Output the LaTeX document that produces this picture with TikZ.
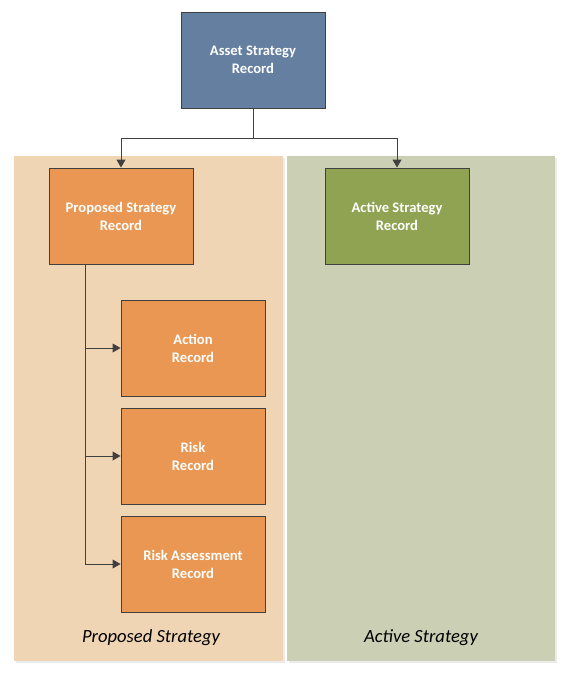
\documentclass[tikz,border=0pt]{standalone}
\usepackage{fontspec}
\setmainfont{Carlito}
\usetikzlibrary{arrows.meta}

\definecolor{assetblue}{HTML}{647F9F}
\definecolor{proporange}{HTML}{E99752}
\definecolor{activegreen}{HTML}{8FA352}
\definecolor{propback}{HTML}{EFD5B4}
\definecolor{activeback}{HTML}{CBD0B4}
\definecolor{linegray}{HTML}{404040}

\begin{document}
\begin{tikzpicture}[x=1pt,y=-1pt,
    rec/.style={draw=linegray,line width=0.9pt,minimum width=144pt,minimum height=96pt,
      inner sep=0pt,align=center,text=white,font=\bfseries\fontsize{14.6}{18}\selectfont},
    link/.style={draw=linegray,line width=0.9pt,-{Triangle[length=8pt,width=9pt]}},
    panellabel/.style={font=\itshape\fontsize{18.6}{21}\selectfont,text=black}]
    \useasboundingbox (0,0) rectangle (571,677);
    % background panels
    \fill[black!8] (16,158) rectangle (285,663);
    \fill[black!8] (289,158) rectangle (557,663);
    \fill[propback] (14,156) rectangle (283,661);
    \fill[activeback] (287,156) rectangle (555,661);
    \node[panellabel] (proplabel) at (151,637.5) {Proposed Strategy};
    \node[panellabel] (activelabel) at (421,637.5) {Active Strategy};
    % records
    \node[rec,fill=assetblue] (asset) at (253,60) {Asset Strategy\\Record};
    \node[rec,fill=proporange] (propose) at (121,216) {Proposed Strategy\\Record};
    \node[rec,fill=activegreen] (active) at (397,216) {Active Strategy\\Record};
    \node[rec,fill=proporange] (action) at (193,348) {Action\\Record};
    \node[rec,fill=proporange] (risk) at (193,456) {Risk\\Record};
    \node[rec,fill=proporange] (assess) at (193,564) {Risk Assessment\\Record};
    % connectors
    \coordinate (fork) at (253,138);
    \coordinate (trunk) at ([xshift=-36pt]propose.south);
    \draw[linegray,line width=0.9pt] (asset.south) -- (fork);
    \draw[link] (fork) -| (propose.north);
    \draw[link] (fork) -| (active.north);
    \draw[link] (trunk) |- (action.west);
    \draw[link] (trunk) |- (risk.west);
    \draw[link] (trunk) |- (assess.west);
\end{tikzpicture}
\end{document}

#### [Task objective]
Copy out all the data without changing anything, and drop the pictures.

#### [Solution to this task]
Output the LaTeX document that produces this picture with TikZ.
\documentclass[tikz,border=0pt]{standalone}
\usepackage{fontspec}
\setmainfont{Carlito}
\usetikzlibrary{arrows.meta}

\definecolor{assetblue}{HTML}{647F9F}
\definecolor{proporange}{HTML}{E99752}
\definecolor{activegreen}{HTML}{8FA352}
\definecolor{propback}{HTML}{EFD5B4}
\definecolor{activeback}{HTML}{CBD0B4}
\definecolor{linegray}{HTML}{404040}

\begin{document}
\begin{tikzpicture}[x=1pt,y=-1pt,
    rec/.style={draw=linegray,line width=0.9pt,minimum width=144pt,minimum height=96pt,
      inner sep=0pt,align=center,text=white,font=\bfseries\fontsize{14.6}{18}\selectfont},
    link/.style={draw=linegray,line width=0.9pt,-{Triangle[length=8pt,width=9pt]}},
    panellabel/.style={font=\itshape\fontsize{18.6}{21}\selectfont,text=black}]
    \useasboundingbox (0,0) rectangle (571,677);
    % background panels
    \fill[black!8] (16,158) rectangle (285,663);
    \fill[black!8] (289,158) rectangle (557,663);
    \fill[propback] (14,156) rectangle (283,661);
    \fill[activeback] (287,156) rectangle (555,661);
    \node[panellabel] (proplabel) at (151,637.5) {Proposed Strategy};
    \node[panellabel] (activelabel) at (421,637.5) {Active Strategy};
    % records
    \node[rec,fill=assetblue] (asset) at (253,60) {Asset Strategy\\Record};
    \node[rec,fill=proporange] (propose) at (121,216) {Proposed Strategy\\Record};
    \node[rec,fill=activegreen] (active) at (397,216) {Active Strategy\\Record};
    \node[rec,fill=proporange] (action) at (193,348) {Action\\Record};
    \node[rec,fill=proporange] (risk) at (193,456) {Risk\\Record};
    \node[rec,fill=proporange] (assess) at (193,564) {Risk Assessment\\Record};
    % connectors
    \coordinate (fork) at (253,138);
    \coordinate (trunk) at ([xshift=-36pt]propose.south);
    \draw[linegray,line width=0.9pt] (asset.south) -- (fork);
    \draw[link] (fork) -| (propose.north);
    \draw[link] (fork) -| (active.north);
    \draw[link] (trunk) |- (action.west);
    \draw[link] (trunk) |- (risk.west);
    \draw[link] (trunk) |- (assess.west);
\end{tikzpicture}
\end{document}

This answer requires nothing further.